§ **Task directions**
Reproduce each line exactly. Skip none.

[Given data start]

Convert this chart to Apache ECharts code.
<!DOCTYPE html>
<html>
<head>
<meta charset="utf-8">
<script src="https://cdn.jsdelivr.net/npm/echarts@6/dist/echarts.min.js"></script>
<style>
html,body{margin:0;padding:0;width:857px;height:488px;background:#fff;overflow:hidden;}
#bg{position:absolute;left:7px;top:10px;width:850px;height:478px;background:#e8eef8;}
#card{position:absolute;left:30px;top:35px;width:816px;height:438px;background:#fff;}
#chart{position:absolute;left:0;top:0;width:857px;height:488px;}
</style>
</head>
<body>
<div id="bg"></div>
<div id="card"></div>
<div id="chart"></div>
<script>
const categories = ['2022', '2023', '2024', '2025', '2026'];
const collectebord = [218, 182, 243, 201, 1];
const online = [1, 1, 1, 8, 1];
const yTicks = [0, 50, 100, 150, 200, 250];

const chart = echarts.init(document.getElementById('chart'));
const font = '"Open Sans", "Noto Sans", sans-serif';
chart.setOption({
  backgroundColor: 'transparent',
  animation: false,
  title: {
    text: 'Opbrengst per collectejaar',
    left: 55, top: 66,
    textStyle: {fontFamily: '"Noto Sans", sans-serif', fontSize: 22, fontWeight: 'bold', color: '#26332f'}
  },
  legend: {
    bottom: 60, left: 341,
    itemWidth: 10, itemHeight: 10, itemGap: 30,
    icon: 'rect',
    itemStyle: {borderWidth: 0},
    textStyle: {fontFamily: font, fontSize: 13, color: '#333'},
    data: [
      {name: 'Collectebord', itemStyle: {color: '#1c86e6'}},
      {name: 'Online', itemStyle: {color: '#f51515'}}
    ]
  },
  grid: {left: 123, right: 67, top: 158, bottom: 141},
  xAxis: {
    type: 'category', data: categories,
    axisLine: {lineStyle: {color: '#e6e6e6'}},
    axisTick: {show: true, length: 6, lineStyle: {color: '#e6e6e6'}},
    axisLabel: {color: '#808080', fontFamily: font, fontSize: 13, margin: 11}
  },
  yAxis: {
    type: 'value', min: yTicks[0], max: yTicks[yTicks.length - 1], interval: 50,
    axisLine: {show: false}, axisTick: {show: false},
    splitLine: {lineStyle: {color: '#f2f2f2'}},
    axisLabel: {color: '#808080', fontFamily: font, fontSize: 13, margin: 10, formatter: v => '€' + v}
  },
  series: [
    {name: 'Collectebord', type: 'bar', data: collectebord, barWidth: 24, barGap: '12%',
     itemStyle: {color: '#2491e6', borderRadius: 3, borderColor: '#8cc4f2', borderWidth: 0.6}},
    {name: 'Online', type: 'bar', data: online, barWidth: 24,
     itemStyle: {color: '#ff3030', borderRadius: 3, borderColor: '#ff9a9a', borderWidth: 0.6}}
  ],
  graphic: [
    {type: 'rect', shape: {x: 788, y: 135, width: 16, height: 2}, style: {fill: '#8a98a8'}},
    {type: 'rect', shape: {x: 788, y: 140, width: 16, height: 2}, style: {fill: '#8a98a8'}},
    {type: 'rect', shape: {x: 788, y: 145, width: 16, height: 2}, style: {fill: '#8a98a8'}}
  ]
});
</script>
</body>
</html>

[Given data end]

§ **Complete answer**
Convert this chart to Apache ECharts code.
<!DOCTYPE html>
<html>
<head>
<meta charset="utf-8">
<script src="https://cdn.jsdelivr.net/npm/echarts@6/dist/echarts.min.js"></script>
<style>
html,body{margin:0;padding:0;width:857px;height:488px;background:#fff;overflow:hidden;}
#bg{position:absolute;left:7px;top:10px;width:850px;height:478px;background:#e8eef8;}
#card{position:absolute;left:30px;top:35px;width:816px;height:438px;background:#fff;}
#chart{position:absolute;left:0;top:0;width:857px;height:488px;}
</style>
</head>
<body>
<div id="bg"></div>
<div id="card"></div>
<div id="chart"></div>
<script>
const categories = ['2022', '2023', '2024', '2025', '2026'];
const collectebord = [218, 182, 243, 201, 1];
const online = [1, 1, 1, 8, 1];
const yTicks = [0, 50, 100, 150, 200, 250];

const chart = echarts.init(document.getElementById('chart'));
const font = '"Open Sans", "Noto Sans", sans-serif';
chart.setOption({
  backgroundColor: 'transparent',
  animation: false,
  title: {
    text: 'Opbrengst per collectejaar',
    left: 55, top: 66,
    textStyle: {fontFamily: '"Noto Sans", sans-serif', fontSize: 22, fontWeight: 'bold', color: '#26332f'}
  },
  legend: {
    bottom: 60, left: 341,
    itemWidth: 10, itemHeight: 10, itemGap: 30,
    icon: 'rect',
    itemStyle: {borderWidth: 0},
    textStyle: {fontFamily: font, fontSize: 13, color: '#333'},
    data: [
      {name: 'Collectebord', itemStyle: {color: '#1c86e6'}},
      {name: 'Online', itemStyle: {color: '#f51515'}}
    ]
  },
  grid: {left: 123, right: 67, top: 158, bottom: 141},
  xAxis: {
    type: 'category', data: categories,
    axisLine: {lineStyle: {color: '#e6e6e6'}},
    axisTick: {show: true, length: 6, lineStyle: {color: '#e6e6e6'}},
    axisLabel: {color: '#808080', fontFamily: font, fontSize: 13, margin: 11}
  },
  yAxis: {
    type: 'value', min: yTicks[0], max: yTicks[yTicks.length - 1], interval: 50,
    axisLine: {show: false}, axisTick: {show: false},
    splitLine: {lineStyle: {color: '#f2f2f2'}},
    axisLabel: {color: '#808080', fontFamily: font, fontSize: 13, margin: 10, formatter: v => '€' + v}
  },
  series: [
    {name: 'Collectebord', type: 'bar', data: collectebord, barWidth: 24, barGap: '12%',
     itemStyle: {color: '#2491e6', borderRadius: 3, borderColor: '#8cc4f2', borderWidth: 0.6}},
    {name: 'Online', type: 'bar', data: online, barWidth: 24,
     itemStyle: {color: '#ff3030', borderRadius: 3, borderColor: '#ff9a9a', borderWidth: 0.6}}
  ],
  graphic: [
    {type: 'rect', shape: {x: 788, y: 135, width: 16, height: 2}, style: {fill: '#8a98a8'}},
    {type: 'rect', shape: {x: 788, y: 140, width: 16, height: 2}, style: {fill: '#8a98a8'}},
    {type: 'rect', shape: {x: 788, y: 145, width: 16, height: 2}, style: {fill: '#8a98a8'}}
  ]
});
</script>
</body>
</html>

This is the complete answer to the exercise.